_Exercise instructions_.
Spot each line that carries the word "this"; copy those lines.

_Record excerpts_.
#####
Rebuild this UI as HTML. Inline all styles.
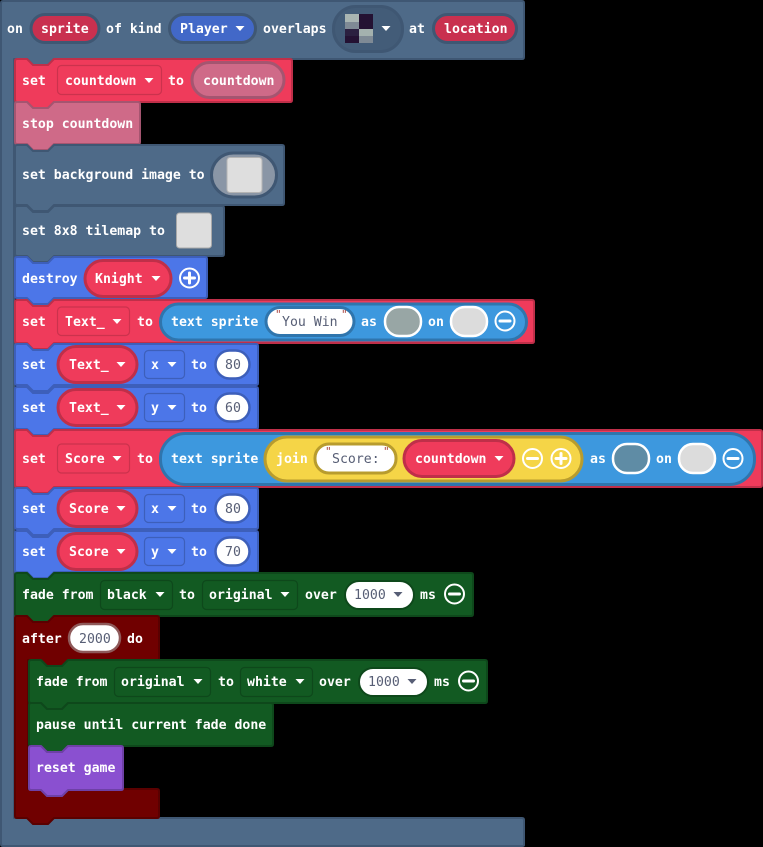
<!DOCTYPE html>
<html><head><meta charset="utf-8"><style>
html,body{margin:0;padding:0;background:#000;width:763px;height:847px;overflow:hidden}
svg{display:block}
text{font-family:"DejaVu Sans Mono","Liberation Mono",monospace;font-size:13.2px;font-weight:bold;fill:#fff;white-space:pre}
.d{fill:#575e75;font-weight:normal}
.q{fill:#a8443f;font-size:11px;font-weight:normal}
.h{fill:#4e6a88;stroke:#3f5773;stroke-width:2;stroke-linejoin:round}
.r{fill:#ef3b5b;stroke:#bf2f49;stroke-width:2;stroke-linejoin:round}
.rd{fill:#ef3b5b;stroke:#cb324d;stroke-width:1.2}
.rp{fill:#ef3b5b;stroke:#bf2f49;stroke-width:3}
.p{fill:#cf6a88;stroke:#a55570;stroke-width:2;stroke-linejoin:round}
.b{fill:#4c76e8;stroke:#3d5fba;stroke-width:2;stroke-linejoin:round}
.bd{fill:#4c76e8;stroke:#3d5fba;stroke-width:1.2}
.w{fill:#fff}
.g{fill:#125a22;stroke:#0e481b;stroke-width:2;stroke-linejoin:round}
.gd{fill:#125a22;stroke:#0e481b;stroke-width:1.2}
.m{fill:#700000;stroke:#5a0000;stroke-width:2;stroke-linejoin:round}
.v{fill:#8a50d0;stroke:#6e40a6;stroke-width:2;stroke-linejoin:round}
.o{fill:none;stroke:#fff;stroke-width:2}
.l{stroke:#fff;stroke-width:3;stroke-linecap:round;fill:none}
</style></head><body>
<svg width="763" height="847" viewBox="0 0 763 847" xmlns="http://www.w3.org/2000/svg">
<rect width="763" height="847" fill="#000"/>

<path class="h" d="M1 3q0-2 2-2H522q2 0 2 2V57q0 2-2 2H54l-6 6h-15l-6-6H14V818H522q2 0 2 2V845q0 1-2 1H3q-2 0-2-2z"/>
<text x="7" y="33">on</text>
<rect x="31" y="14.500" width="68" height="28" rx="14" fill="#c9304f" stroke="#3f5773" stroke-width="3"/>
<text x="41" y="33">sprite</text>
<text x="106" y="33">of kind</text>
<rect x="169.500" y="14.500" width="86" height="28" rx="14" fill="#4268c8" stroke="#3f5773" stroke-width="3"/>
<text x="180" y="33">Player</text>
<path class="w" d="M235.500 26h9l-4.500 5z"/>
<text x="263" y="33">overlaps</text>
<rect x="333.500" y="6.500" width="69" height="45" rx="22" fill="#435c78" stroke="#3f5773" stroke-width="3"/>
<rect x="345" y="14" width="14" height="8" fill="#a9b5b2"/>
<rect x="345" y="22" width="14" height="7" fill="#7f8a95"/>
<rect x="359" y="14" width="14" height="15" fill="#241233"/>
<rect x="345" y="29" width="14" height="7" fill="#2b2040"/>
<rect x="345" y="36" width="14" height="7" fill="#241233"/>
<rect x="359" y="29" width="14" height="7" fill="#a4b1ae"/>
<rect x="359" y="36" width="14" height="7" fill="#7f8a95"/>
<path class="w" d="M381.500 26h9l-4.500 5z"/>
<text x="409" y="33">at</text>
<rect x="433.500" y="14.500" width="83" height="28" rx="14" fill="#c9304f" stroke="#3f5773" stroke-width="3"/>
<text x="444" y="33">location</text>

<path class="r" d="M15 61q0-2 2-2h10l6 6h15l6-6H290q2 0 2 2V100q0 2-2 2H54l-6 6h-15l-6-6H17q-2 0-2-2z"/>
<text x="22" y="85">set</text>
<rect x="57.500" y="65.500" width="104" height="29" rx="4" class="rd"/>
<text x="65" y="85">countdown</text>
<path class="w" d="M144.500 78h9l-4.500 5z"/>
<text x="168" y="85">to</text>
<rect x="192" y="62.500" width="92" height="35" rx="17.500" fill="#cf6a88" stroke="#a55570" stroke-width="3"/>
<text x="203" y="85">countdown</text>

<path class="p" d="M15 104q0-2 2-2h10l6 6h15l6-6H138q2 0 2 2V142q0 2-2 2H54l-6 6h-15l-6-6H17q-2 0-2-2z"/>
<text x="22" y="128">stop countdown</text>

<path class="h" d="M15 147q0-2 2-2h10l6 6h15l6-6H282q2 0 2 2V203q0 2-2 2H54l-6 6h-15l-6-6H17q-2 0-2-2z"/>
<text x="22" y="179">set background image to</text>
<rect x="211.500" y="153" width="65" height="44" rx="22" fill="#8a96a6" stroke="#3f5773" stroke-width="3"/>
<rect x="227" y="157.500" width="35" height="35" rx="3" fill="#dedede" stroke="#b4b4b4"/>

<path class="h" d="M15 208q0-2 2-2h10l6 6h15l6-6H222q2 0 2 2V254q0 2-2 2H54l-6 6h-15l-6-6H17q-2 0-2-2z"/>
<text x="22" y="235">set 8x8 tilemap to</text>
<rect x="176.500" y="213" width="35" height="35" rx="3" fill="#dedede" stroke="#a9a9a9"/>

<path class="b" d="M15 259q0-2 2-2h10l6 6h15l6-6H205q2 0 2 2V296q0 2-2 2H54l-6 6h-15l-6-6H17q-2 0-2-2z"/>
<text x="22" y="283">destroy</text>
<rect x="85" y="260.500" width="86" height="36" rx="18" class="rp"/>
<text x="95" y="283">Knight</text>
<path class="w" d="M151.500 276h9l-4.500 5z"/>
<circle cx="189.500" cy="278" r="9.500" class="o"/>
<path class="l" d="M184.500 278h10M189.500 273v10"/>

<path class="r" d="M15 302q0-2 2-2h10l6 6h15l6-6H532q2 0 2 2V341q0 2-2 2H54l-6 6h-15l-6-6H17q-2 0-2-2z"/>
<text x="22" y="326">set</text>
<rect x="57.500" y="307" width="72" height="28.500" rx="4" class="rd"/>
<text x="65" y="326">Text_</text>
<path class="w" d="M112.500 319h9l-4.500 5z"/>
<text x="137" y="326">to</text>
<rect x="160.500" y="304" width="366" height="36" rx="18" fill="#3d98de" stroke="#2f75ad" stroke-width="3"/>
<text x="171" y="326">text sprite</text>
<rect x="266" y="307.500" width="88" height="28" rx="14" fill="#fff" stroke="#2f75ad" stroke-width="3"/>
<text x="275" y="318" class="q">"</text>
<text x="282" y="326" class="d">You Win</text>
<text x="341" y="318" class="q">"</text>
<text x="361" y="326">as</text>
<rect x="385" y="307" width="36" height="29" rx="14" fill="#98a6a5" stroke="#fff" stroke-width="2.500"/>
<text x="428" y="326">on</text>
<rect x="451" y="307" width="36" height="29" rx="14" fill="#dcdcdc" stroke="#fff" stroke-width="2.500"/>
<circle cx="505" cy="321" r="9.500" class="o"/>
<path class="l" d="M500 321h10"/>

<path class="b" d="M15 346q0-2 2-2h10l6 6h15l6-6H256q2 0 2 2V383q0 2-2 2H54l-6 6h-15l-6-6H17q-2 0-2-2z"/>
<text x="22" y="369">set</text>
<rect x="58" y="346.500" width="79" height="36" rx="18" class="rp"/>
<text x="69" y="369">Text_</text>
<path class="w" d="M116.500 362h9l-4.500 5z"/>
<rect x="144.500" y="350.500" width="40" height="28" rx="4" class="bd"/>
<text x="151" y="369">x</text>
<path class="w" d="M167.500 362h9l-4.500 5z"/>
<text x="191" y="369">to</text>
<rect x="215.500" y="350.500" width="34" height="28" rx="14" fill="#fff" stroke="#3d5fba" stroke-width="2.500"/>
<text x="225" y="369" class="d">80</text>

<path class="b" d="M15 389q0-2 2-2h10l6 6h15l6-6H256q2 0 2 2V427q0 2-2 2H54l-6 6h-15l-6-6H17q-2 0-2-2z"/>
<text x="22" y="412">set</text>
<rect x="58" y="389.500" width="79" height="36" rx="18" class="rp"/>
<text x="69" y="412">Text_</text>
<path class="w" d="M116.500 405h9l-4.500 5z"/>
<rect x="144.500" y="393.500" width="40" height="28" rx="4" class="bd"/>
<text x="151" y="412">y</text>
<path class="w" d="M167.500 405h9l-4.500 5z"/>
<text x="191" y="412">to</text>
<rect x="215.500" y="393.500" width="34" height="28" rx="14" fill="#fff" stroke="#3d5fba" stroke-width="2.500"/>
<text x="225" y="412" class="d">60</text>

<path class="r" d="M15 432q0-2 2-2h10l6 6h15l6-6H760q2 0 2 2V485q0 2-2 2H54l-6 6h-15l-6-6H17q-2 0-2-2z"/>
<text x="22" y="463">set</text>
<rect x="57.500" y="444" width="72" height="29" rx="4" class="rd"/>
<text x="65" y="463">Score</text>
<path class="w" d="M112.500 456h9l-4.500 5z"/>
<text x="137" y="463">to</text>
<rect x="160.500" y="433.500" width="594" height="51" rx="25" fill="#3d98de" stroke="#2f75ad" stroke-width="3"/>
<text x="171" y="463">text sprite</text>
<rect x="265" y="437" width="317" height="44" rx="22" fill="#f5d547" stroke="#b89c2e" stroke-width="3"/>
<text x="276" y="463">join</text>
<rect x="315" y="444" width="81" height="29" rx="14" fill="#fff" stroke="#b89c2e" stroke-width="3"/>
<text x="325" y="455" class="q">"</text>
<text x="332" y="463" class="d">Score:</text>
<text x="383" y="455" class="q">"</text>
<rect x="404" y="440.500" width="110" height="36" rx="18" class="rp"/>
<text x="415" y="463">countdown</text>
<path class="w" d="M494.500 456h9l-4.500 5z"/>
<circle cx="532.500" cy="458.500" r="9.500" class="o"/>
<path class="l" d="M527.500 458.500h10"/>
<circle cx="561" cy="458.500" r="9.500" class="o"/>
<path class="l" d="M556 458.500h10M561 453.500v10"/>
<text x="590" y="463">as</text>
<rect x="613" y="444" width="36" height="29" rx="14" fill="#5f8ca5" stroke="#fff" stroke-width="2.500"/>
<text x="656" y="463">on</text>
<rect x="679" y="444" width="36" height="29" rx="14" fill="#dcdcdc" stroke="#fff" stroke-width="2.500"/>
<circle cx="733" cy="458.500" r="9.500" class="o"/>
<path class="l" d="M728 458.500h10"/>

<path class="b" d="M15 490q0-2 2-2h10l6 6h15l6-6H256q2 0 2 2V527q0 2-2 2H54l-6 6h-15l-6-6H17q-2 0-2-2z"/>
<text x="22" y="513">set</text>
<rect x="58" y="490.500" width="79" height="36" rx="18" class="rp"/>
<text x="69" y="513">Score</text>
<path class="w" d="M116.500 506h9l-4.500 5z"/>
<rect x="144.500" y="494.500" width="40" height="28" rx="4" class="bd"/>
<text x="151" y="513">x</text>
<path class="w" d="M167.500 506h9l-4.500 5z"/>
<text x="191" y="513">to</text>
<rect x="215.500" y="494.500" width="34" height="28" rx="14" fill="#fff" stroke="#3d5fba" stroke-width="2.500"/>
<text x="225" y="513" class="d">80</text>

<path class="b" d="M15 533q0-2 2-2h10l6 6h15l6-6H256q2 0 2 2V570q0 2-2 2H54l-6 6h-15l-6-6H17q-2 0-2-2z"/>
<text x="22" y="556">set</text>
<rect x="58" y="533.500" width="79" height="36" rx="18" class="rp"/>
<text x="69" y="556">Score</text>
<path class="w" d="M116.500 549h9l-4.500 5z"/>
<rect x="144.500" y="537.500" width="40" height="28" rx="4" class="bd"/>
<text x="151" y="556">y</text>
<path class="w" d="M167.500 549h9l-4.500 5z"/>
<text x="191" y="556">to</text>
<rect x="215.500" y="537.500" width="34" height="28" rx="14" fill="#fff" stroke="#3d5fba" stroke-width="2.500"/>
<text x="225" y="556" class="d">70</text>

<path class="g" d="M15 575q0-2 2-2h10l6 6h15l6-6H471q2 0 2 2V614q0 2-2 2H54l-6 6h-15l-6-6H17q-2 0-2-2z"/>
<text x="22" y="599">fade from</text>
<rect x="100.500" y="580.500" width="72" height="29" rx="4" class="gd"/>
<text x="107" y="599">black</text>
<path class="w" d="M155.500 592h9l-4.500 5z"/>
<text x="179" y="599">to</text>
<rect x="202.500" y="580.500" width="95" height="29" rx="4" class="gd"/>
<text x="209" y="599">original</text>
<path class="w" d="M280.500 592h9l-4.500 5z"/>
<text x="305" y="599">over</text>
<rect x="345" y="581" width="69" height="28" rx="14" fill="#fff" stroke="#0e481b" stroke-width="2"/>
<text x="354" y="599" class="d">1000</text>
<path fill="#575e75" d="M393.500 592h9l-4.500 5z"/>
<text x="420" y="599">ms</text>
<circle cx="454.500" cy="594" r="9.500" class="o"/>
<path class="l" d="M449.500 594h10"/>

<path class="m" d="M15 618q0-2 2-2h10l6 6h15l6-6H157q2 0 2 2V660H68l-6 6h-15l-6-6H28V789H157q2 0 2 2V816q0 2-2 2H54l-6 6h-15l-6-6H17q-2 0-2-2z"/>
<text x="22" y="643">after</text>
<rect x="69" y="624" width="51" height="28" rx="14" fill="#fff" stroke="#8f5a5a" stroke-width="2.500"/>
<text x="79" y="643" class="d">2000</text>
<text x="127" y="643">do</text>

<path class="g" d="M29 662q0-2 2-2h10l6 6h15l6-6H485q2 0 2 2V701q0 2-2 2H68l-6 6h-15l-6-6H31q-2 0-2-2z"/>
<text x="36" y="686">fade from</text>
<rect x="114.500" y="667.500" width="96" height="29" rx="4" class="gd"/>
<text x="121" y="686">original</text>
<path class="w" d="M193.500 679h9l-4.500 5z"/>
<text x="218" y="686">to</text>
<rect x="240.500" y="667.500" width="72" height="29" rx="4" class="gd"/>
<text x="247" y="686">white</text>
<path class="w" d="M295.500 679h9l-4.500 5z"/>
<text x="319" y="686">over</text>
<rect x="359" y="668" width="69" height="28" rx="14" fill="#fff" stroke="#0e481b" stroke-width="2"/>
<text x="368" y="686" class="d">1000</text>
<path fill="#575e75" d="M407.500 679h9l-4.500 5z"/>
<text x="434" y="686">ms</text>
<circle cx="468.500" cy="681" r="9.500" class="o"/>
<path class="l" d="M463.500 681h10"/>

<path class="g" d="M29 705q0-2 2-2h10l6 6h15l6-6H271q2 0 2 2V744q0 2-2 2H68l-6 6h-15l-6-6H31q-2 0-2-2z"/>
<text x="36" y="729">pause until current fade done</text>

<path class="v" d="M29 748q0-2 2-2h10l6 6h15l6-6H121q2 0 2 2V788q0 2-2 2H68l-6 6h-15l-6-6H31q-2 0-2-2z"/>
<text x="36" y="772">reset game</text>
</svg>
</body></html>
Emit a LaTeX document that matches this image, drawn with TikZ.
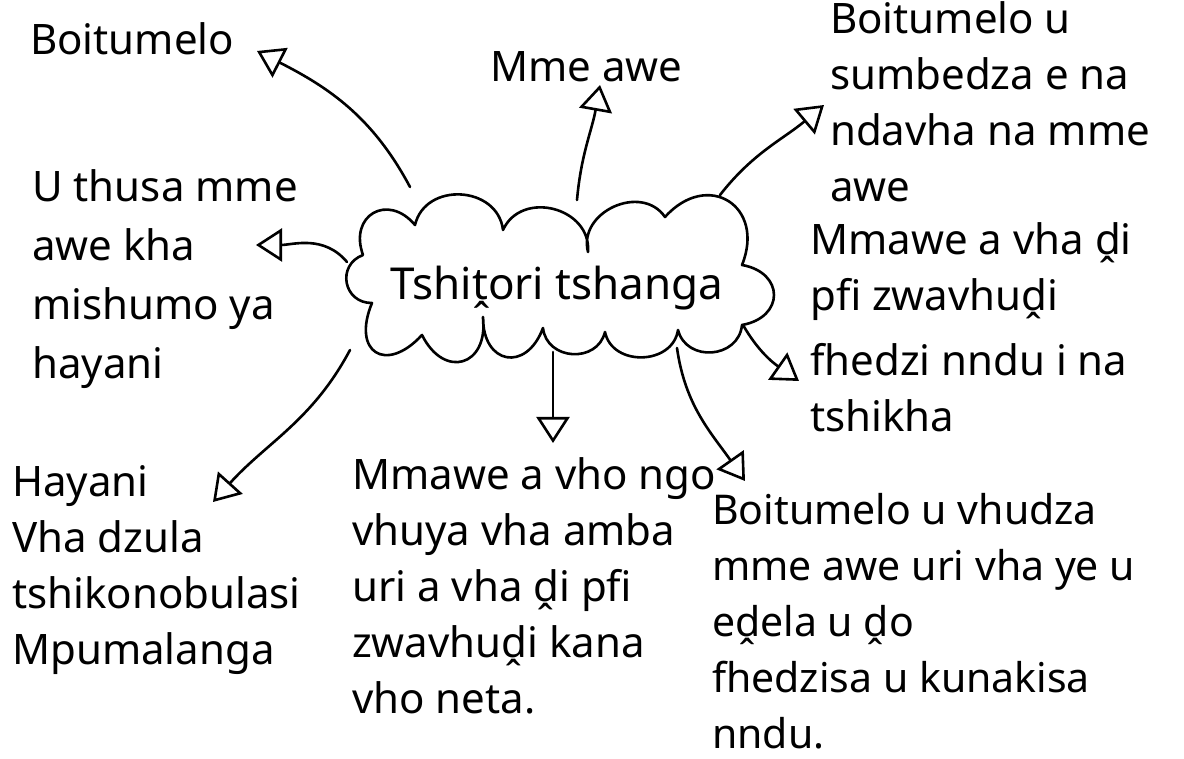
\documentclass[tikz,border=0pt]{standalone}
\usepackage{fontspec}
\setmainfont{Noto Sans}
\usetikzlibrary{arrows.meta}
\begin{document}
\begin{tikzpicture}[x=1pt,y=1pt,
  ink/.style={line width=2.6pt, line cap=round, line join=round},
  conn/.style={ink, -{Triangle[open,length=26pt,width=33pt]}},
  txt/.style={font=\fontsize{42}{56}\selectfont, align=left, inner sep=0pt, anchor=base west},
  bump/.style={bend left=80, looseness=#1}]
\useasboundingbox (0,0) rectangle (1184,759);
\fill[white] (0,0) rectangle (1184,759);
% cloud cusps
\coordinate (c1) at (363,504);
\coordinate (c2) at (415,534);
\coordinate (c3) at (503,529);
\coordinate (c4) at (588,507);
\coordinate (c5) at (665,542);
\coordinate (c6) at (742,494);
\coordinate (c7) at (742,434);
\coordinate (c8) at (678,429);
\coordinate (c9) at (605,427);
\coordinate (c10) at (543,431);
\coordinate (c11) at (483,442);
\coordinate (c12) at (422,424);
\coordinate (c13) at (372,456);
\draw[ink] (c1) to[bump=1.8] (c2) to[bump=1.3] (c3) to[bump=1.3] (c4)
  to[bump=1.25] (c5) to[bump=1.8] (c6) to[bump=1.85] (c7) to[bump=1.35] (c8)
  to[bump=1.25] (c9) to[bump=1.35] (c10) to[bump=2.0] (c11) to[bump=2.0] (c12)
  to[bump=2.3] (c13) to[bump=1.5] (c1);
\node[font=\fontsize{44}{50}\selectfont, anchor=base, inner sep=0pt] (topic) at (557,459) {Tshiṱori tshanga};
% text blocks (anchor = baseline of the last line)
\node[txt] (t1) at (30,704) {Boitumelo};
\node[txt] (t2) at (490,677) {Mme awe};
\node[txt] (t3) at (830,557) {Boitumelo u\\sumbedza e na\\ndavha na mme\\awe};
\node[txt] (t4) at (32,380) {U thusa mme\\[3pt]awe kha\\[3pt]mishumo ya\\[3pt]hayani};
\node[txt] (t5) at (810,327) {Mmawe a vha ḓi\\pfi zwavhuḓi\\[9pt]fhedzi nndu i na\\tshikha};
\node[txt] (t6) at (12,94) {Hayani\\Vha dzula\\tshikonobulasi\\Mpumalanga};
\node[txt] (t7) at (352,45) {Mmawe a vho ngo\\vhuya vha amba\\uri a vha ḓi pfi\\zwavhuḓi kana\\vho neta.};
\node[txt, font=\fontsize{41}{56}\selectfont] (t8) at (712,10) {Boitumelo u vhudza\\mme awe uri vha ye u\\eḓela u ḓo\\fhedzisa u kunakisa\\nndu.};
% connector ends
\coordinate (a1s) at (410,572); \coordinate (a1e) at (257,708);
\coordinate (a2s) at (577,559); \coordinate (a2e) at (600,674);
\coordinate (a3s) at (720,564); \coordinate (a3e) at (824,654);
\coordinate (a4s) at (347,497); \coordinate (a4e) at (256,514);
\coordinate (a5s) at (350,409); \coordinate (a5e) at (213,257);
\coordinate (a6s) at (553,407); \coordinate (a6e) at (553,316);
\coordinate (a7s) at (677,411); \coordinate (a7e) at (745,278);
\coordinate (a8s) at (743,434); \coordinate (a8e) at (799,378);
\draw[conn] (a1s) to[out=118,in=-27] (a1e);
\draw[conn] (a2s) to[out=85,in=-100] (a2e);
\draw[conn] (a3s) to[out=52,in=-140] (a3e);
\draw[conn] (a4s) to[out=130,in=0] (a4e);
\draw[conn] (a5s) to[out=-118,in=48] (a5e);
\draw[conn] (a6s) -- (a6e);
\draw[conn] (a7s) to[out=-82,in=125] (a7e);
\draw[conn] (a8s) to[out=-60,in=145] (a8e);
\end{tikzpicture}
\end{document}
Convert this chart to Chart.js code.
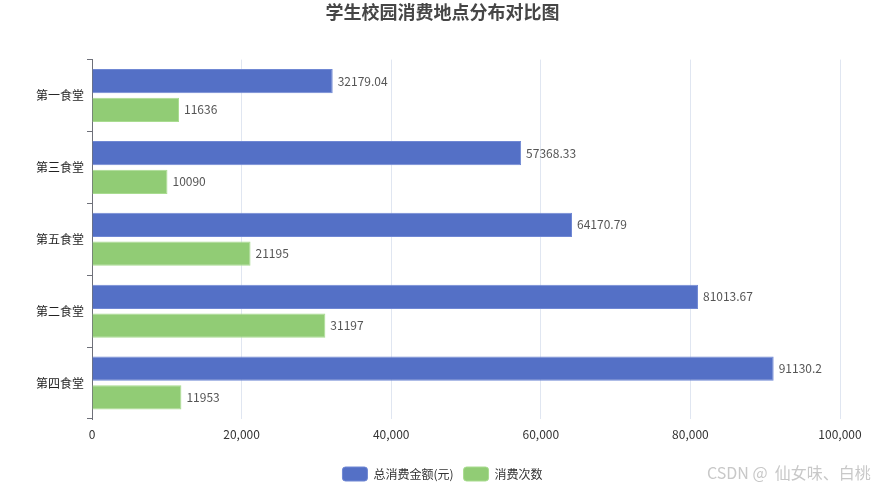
#####
_The result_.
Rebuild this UI as HTML. Inline all styles.
Emit a LaTeX document that matches this image, drawn with TikZ.
Convert this chart to Chart.js code.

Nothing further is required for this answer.